The applicant’s traffic flow data is flawed and inaccurate. Photographic evidence was collated to demonstrate that data collection points were sited at points in the road where speeds were atypically low. Consequently, access roads are much more dangerous than they claim.
In the absence of a third bridge to Reading the proposed development would place intolerable pressure on the already seriously over-stretched river crossings in Sonning and Reading. Pressure on these Thames crossings will be further increased by the new housing allocations under the Sonning Common Neighbourhood Plan and infill in the wider area. This proposed development would contribute to blocking the scope for a relief road from any third bridge to Reading.
Local bus services are inadequate for a development of this scale. The applicant’s assertion that an increase in demand will result in additional bus services being provided is speculative. The proposal to provide bus stops near the entrance to the development site on the B481 (Peppard Road) will have a detrimental impact on traffic flow on that road which is a busy cut-through for traffic travelling through South Oxfordshire to Reading and beyond (to the M3 and M4).

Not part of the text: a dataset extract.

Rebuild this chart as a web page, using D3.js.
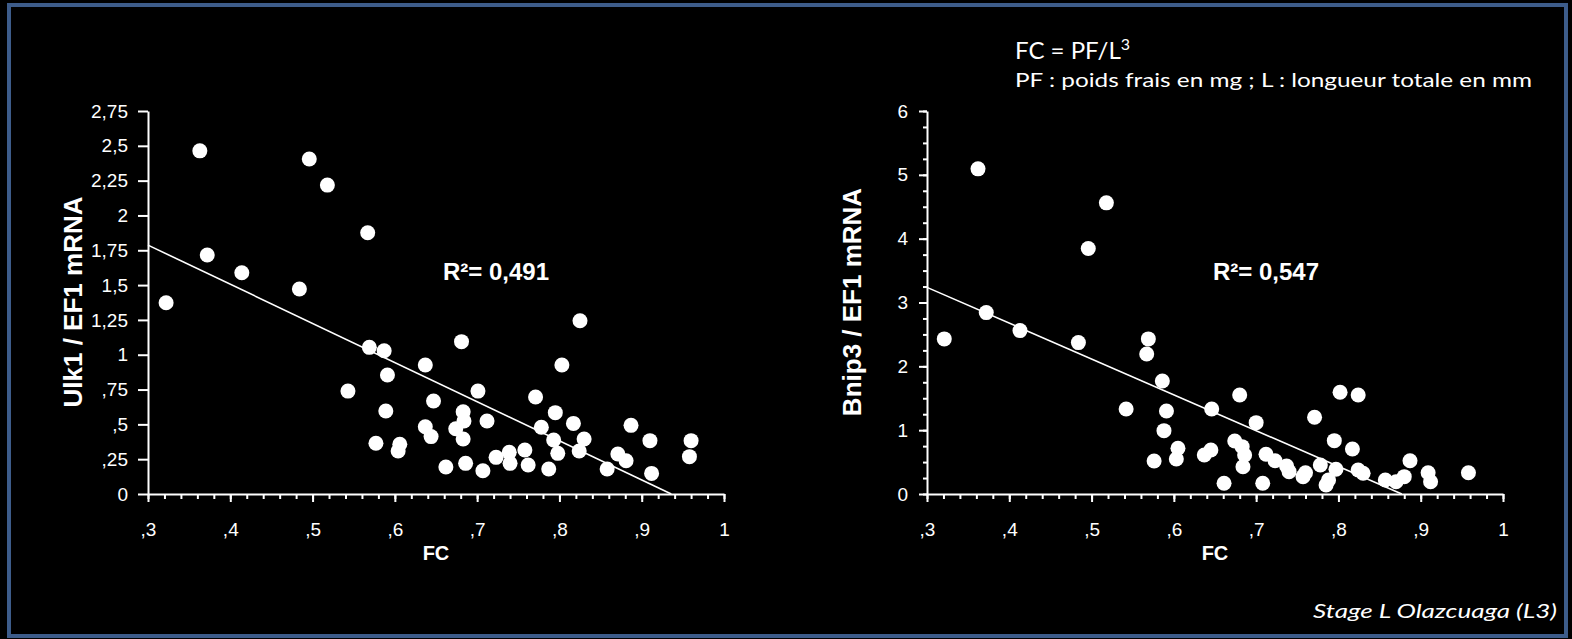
<!DOCTYPE html>
<html>
<head>
<meta charset="utf-8">
<script src="https://cdn.jsdelivr.net/npm/d3@7/dist/d3.min.js"></script>
<style>
body{margin:0;background:#000;}
svg{display:block;color:#fff;}
</style>
</head>
<body>
<div id="cont"></div>
<script>
// FC values (x) and expression values (y)
var ulkFC=[0.322,0.363,0.372,0.414,0.484,0.496,0.518,0.567,0.569,0.587,0.681,0.637,0.803,0.591,0.543,0.701,0.647,0.771,0.589,0.683,0.795,0.712,0.684,0.817,0.887,0.637,0.674,0.778,0.644,0.683,0.793,0.830,0.910,0.960,0.577,0.606,0.604,0.739,0.758,0.723,0.798,0.824,0.871,0.881,0.958,0.740,0.762,0.686,0.662,0.707,0.787,0.858,0.912,0.825];
var ulkVal=[1.373,2.464,1.716,1.589,1.472,2.405,2.218,1.876,1.053,1.029,1.094,0.926,0.926,0.854,0.739,0.739,0.668,0.696,0.596,0.591,0.584,0.524,0.524,0.507,0.493,0.483,0.469,0.479,0.412,0.395,0.388,0.395,0.383,0.383,0.364,0.357,0.309,0.299,0.316,0.263,0.292,0.309,0.287,0.239,0.268,0.220,0.208,0.220,0.194,0.167,0.179,0.179,0.148,1.244];

var bnipFC=[0.362,0.321,0.372,0.413,0.484,0.496,0.518,0.569,0.567,0.586,0.542,0.591,0.646,0.680,0.802,0.824,0.771,0.700,0.588,0.795,0.817,0.674,0.683,0.686,0.605,0.603,0.576,0.645,0.637,0.712,0.723,0.737,0.740,0.684,0.760,0.757,0.778,0.797,0.788,0.785,0.824,0.830,0.857,0.870,0.880,0.887,0.909,0.912,0.958,0.661,0.708];
var bnipVal=[5.094,2.430,2.842,2.560,2.372,3.845,4.561,2.430,2.194,1.771,1.332,1.301,1.332,1.552,1.594,1.552,1.202,1.118,0.992,0.836,0.705,0.831,0.742,0.611,0.716,0.549,0.517,0.690,0.611,0.622,0.522,0.439,0.350,0.428,0.334,0.272,0.455,0.387,0.219,0.141,0.376,0.324,0.219,0.193,0.272,0.522,0.334,0.193,0.334,0.168,0.168];

// fitted lines: intercept, slope
var ulkFit=[2.63,-2.81];
var bnipFit=[4.92,-5.61];
var ulkR2="R²= 0,491";
var bnipR2="R²= 0,547";

var fcTicks=[0.3,0.4,0.5,0.6,0.7,0.8,0.9,1];
var fcTickLabels=[",3",",4",",5",",6",",7",",8",",9","1"];
var ulkTicks=[0,0.25,0.5,0.75,1,1.25,1.5,1.75,2,2.25,2.5,2.75];
var ulkTickLabels=["0",",25",",5",",75","1","1,25","1,5","1,75","2","2,25","2,5","2,75"];
var bnipTicks=[0,1,2,3,4,5,6];
var bnipTickLabels=["0","1","2","3","4","5","6"];

var W=1572,H=639;
var svg=d3.select("#cont").append("svg").attr("width",W).attr("height",H);
svg.append("rect").attr("width",W).attr("height",H).attr("fill","#000");
svg.append("rect").attr("x",9).attr("y",5).attr("width",1557).attr("height",631)
  .attr("fill","none").attr("stroke","#3d5c8a").attr("stroke-width",4);

function panel(o){
  var x=d3.scaleLinear().domain([0.3,1]).range([o.left,o.left+576]);
  var y=d3.scaleLinear().domain([0,o.ymax]).range([494,111]);
  var g=svg.append("g");

  // minor x ticks
  g.append("g").attr("transform","translate(0,494)")
    .call(d3.axisBottom(x).tickValues(d3.range(15,51).map(function(d){return d/50;})).tickSize(5).tickFormat(""))
    .call(function(a){a.select(".domain").remove();});
  g.append("g").attr("transform","translate(0,494)")
    .call(d3.axisBottom(x).tickValues(fcTicks).tickSize(8).tickSizeOuter(0).tickPadding(21)
      .tickFormat(function(d,i){return fcTickLabels[i];}));

  if(o.yminor){
    g.append("g").attr("transform","translate("+o.left+",0)")
      .call(d3.axisLeft(y).tickValues(o.yminor).tickSize(4).tickFormat(""))
      .call(function(a){a.select(".domain").remove();});
  }
  g.append("g").attr("transform","translate("+o.left+",0)")
    .call(d3.axisLeft(y).tickValues(o.yticks).tickSize(o.ytick).tickSizeOuter(0).tickPadding(o.ypad)
      .tickFormat(function(d,i){return o.ylabels[i];}));

  g.selectAll(".domain, .tick line").attr("stroke","#fff").attr("stroke-width",2);
  g.selectAll(".tick text").attr("fill","#fff").style("font-family","'Liberation Sans', Arial, sans-serif").style("font-size","19px");

  // fit line
  var a=o.fit[0],b=o.fit[1];
  var xEnd=-a/b;
  g.append("line")
    .attr("x1",x(0.3)).attr("y1",y(a+b*0.3))
    .attr("x2",x(xEnd)).attr("y2",y(0))
    .attr("stroke","#fff").attr("stroke-width",1.6);

  g.selectAll("circle.pt").data(o.xs).enter().append("circle")
    .attr("class","pt")
    .attr("cx",function(d){return x(d);})
    .attr("cy",function(d,i){return y(o.ys[i]);})
    .attr("r",7.5).attr("fill","#fff");

  g.append("text").attr("x",(x.range()[0]+x.range()[1])/2).attr("y",560)
    .attr("text-anchor","middle").attr("fill","#fff")
    .style("font","bold 20px 'Liberation Sans', Arial, sans-serif").text("FC");

  g.append("text").attr("transform","translate("+(o.left-75)+",302) rotate(-90)")
    .attr("text-anchor","middle").attr("dy","0.35em").attr("fill","#fff")
    .style("font","bold 26px 'Liberation Sans', Arial, sans-serif").text(o.ytitle);

  g.append("text").attr("x",o.r2x).attr("y",280).attr("fill","#fff")
    .style("font","bold 24px 'Liberation Sans', Arial, sans-serif").text(o.r2);
}

panel({left:148,ymax:2.75,yticks:ulkTicks,ylabels:ulkTickLabels,ytick:10,ypad:10,
  xs:ulkFC,ys:ulkVal,fit:ulkFit,ytitle:"Ulk1 / EF1 mRNA",r2:ulkR2,r2x:443});
panel({left:927,ymax:6,yticks:bnipTicks,ylabels:bnipTickLabels,ytick:8,ypad:11,
  yminor:d3.range(0,25).map(function(d){return d/4;}),
  xs:bnipFC,ys:bnipVal,fit:bnipFit,ytitle:"Bnip3 / EF1 mRNA",r2:bnipR2,r2x:1213});

var note=svg.append("text").attr("x",1015).attr("y",59).attr("fill","#fff")
  .style("font","24px Lato, 'Open Sans', sans-serif");
note.append("tspan").text("FC = PF/L");
note.append("tspan").attr("dy",-9).style("font-size","16px").text("3");

svg.append("text").attr("x",1015).attr("y",87).attr("fill","#fff")
  .attr("textLength",517).attr("lengthAdjust","spacingAndGlyphs")
  .style("font","19px Lato, 'Open Sans', sans-serif")
  .text("PF : poids frais en mg ; L : longueur totale en mm");

svg.append("text").attr("x",1313).attr("y",618).attr("fill","#fff")
  .attr("textLength",244).attr("lengthAdjust","spacingAndGlyphs")
  .style("font","italic 20px Lato, 'Open Sans', sans-serif")
  .text("Stage L Olazcuaga (L3)");
</script>
</body>
</html>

There is concern over the capacity of the sewerage system locally and the provision of water supply to the site, problems identified by the applicant.
The Oxfordshire SHMA identifies future job growth as being in Didcot and the Science Vale, not in this part of South Oxfordshire. Neither Sonning Common nor Emmer Green are areas of high or growing employment – quite the opposite, in fact – and sufficient employment opportunities for new residents in this area would not exist.
The Chilterns AONB is just 700m away from the site. This large-scale development would cause an unacceptable intrusion into the AONB and permanently destroy the landscape setting of the area.
Significant amenity value will be lost if the development goes ahead. The site is defined by the applicants themselves as "ancient countryside" and has long been used for informal recreation purposes. There are ecological and environmental benefits in retaining the existing landscape which is typical of the Chilterns dip slope and offers pleasing vistas from a large number of neighbouring properties.
We are concerned that the applicant has inadequately addressed the geology of the local area where a large number of chalk caverns and swill holes exist.
This proposed development is out of keeping with the rural character of the parishes of Sonning Common and Eye and Dunsden.
In summary, there are so many significant reasons for rejecting this application that it would be difficult to see how the application could be justified at all – other than to help restore the district’s five-year land supply.
A recommendation of approval from SODC on this application would mark a betrayal of existing residents and cause serious, substantial and permanent harm to the local area. Given that this is an outline application, a full application with potentially more new houses would have even more damaging consequences for the area.
This proposed development fails the test for sustainable development in a suitable location, as required by the NPPF, and is contrary to spatial strategy of the adopted Sonning Common Neighbourhood Plan. It must be refused.